**Set problem:**
Leave out all pictures. Return exactly the lines from the top of the material through the line containing "const xTicksA = [-1, -0.5, 0, 0.5, 1];".

**Dataset excerpt:**
* * * * * * * * *

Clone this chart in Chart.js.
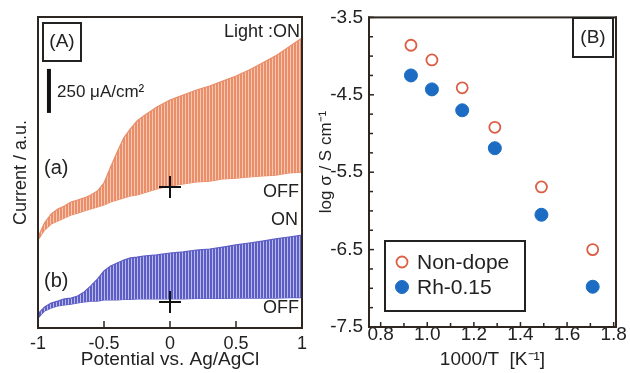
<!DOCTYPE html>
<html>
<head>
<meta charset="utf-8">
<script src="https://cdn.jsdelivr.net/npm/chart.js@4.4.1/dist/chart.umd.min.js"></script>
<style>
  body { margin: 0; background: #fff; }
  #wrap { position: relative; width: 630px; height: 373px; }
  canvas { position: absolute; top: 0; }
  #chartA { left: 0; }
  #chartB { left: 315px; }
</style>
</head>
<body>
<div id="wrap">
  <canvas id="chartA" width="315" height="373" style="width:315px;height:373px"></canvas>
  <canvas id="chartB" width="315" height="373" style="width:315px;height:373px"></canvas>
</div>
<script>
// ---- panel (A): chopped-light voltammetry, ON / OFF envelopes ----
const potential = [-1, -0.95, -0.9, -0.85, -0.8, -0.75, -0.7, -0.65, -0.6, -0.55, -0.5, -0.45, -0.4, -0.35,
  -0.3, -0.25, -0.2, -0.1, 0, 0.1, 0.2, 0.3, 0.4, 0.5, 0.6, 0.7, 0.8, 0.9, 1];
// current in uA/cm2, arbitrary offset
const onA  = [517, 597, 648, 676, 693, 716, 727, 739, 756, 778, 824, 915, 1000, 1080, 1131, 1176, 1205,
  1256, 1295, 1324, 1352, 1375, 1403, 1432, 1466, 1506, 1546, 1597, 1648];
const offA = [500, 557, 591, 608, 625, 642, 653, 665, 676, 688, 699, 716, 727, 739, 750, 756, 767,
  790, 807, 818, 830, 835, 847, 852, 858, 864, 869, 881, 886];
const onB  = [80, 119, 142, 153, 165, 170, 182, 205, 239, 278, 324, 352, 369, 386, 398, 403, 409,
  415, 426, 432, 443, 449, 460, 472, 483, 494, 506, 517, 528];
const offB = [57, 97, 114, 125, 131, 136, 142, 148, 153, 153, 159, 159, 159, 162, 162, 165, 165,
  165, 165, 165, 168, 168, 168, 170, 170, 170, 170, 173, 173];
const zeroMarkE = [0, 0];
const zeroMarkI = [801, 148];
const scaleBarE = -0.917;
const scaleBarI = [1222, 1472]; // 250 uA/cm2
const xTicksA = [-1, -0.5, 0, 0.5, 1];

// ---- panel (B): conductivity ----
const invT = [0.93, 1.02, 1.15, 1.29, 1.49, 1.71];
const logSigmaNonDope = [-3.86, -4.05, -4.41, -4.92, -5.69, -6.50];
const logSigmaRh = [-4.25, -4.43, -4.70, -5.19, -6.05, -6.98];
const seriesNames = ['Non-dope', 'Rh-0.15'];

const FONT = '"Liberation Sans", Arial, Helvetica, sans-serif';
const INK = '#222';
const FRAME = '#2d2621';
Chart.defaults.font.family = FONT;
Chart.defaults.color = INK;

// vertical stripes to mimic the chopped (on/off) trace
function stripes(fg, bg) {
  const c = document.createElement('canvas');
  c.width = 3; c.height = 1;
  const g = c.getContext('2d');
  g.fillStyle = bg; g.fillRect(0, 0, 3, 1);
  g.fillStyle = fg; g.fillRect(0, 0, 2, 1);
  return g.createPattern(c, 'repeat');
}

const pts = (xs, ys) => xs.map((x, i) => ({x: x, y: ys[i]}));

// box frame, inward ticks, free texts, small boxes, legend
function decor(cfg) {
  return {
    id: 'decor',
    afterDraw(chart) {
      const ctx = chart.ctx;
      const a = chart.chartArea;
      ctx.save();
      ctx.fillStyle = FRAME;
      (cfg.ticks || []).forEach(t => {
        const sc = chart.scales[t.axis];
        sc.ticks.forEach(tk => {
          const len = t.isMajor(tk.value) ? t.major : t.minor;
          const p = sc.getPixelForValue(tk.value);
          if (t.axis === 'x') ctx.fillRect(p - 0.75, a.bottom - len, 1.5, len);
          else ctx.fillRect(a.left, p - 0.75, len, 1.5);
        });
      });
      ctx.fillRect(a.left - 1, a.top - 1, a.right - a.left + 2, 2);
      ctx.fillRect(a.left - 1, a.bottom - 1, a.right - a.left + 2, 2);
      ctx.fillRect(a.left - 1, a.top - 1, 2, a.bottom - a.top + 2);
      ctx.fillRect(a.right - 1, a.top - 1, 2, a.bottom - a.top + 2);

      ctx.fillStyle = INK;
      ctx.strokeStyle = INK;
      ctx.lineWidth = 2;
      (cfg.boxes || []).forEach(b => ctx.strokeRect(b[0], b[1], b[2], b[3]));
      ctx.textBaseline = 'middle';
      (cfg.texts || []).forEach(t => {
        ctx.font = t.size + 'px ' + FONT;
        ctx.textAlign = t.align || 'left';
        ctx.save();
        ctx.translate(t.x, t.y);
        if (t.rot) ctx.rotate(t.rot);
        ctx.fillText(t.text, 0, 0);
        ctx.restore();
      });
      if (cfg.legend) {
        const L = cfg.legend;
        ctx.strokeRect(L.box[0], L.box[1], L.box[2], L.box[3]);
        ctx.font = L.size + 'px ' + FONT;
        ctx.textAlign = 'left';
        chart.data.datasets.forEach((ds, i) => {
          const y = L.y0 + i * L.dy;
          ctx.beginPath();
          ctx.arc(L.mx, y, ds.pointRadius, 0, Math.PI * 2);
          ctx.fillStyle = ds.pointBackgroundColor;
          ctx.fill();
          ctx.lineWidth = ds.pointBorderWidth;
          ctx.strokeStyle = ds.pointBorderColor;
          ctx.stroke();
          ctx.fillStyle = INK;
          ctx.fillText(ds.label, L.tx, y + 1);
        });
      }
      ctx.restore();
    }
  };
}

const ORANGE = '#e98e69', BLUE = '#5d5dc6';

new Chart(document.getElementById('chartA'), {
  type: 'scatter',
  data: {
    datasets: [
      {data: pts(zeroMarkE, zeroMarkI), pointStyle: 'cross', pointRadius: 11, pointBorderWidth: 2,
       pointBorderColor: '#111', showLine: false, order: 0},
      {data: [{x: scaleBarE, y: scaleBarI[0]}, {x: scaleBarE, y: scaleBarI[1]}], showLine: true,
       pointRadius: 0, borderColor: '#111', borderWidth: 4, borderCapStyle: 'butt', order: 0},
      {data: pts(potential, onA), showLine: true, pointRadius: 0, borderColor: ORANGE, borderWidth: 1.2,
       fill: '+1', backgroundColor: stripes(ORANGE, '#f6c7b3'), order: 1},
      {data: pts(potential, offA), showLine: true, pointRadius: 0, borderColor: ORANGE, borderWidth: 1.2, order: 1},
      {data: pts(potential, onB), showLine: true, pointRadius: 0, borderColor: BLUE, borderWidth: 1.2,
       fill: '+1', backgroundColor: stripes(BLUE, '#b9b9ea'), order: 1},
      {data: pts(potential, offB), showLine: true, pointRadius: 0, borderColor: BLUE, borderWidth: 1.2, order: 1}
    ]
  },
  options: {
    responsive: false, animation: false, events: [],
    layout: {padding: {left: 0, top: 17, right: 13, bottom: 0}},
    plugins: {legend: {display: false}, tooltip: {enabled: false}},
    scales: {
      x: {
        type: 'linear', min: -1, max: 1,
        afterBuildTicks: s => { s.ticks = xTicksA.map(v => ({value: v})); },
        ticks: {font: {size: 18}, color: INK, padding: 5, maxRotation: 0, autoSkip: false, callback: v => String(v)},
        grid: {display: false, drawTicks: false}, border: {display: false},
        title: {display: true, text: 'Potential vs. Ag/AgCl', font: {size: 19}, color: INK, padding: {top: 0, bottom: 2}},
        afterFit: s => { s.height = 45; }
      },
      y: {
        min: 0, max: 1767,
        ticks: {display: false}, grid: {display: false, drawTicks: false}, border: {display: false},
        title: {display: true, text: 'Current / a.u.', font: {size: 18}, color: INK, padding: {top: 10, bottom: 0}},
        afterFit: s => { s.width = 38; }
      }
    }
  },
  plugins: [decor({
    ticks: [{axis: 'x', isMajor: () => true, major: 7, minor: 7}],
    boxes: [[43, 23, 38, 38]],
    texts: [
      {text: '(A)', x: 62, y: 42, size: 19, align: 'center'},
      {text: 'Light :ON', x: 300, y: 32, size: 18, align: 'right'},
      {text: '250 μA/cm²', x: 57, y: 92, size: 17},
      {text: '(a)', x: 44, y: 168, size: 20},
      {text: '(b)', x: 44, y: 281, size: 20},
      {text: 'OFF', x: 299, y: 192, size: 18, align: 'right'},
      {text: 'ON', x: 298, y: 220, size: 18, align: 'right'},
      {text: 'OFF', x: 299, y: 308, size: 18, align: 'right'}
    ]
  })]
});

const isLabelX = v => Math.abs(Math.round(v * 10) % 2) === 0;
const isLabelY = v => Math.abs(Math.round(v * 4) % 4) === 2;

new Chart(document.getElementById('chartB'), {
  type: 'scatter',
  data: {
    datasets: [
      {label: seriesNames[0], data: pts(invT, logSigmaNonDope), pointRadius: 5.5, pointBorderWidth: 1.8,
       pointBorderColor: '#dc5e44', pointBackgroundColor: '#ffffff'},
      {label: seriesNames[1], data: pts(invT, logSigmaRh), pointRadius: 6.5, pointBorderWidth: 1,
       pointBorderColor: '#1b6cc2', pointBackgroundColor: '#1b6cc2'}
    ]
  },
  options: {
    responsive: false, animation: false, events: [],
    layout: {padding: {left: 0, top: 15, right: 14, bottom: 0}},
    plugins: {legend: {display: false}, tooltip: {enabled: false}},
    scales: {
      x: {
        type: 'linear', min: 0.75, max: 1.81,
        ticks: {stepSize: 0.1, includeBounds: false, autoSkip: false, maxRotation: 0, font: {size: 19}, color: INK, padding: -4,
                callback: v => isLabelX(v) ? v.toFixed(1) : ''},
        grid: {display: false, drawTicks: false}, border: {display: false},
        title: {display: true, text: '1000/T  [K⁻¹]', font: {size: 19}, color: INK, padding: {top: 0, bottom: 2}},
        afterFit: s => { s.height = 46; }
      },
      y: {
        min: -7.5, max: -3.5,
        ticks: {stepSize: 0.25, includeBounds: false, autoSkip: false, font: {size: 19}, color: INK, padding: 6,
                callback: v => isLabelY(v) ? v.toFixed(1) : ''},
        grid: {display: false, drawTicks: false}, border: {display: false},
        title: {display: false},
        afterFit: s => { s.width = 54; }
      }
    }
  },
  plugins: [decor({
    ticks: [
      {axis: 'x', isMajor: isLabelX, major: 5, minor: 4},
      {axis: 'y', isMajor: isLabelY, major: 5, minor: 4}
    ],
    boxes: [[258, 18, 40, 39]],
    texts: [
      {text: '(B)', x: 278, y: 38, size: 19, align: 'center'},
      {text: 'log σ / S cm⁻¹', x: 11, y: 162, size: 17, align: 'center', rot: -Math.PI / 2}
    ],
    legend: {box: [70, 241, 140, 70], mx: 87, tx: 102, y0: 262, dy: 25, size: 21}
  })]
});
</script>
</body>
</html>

* * * * * * * * *

**Expected answer:**
Clone this chart in Chart.js.
<!DOCTYPE html>
<html>
<head>
<meta charset="utf-8">
<script src="https://cdn.jsdelivr.net/npm/chart.js@4.4.1/dist/chart.umd.min.js"></script>
<style>
  body { margin: 0; background: #fff; }
  #wrap { position: relative; width: 630px; height: 373px; }
  canvas { position: absolute; top: 0; }
  #chartA { left: 0; }
  #chartB { left: 315px; }
</style>
</head>
<body>
<div id="wrap">
  <canvas id="chartA" width="315" height="373" style="width:315px;height:373px"></canvas>
  <canvas id="chartB" width="315" height="373" style="width:315px;height:373px"></canvas>
</div>
<script>
// ---- panel (A): chopped-light voltammetry, ON / OFF envelopes ----
const potential = [-1, -0.95, -0.9, -0.85, -0.8, -0.75, -0.7, -0.65, -0.6, -0.55, -0.5, -0.45, -0.4, -0.35,
  -0.3, -0.25, -0.2, -0.1, 0, 0.1, 0.2, 0.3, 0.4, 0.5, 0.6, 0.7, 0.8, 0.9, 1];
// current in uA/cm2, arbitrary offset
const onA  = [517, 597, 648, 676, 693, 716, 727, 739, 756, 778, 824, 915, 1000, 1080, 1131, 1176, 1205,
  1256, 1295, 1324, 1352, 1375, 1403, 1432, 1466, 1506, 1546, 1597, 1648];
const offA = [500, 557, 591, 608, 625, 642, 653, 665, 676, 688, 699, 716, 727, 739, 750, 756, 767,
  790, 807, 818, 830, 835, 847, 852, 858, 864, 869, 881, 886];
const onB  = [80, 119, 142, 153, 165, 170, 182, 205, 239, 278, 324, 352, 369, 386, 398, 403, 409,
  415, 426, 432, 443, 449, 460, 472, 483, 494, 506, 517, 528];
const offB = [57, 97, 114, 125, 131, 136, 142, 148, 153, 153, 159, 159, 159, 162, 162, 165, 165,
  165, 165, 165, 168, 168, 168, 170, 170, 170, 170, 173, 173];
const zeroMarkE = [0, 0];
const zeroMarkI = [801, 148];
const scaleBarE = -0.917;
const scaleBarI = [1222, 1472]; // 250 uA/cm2
const xTicksA = [-1, -0.5, 0, 0.5, 1];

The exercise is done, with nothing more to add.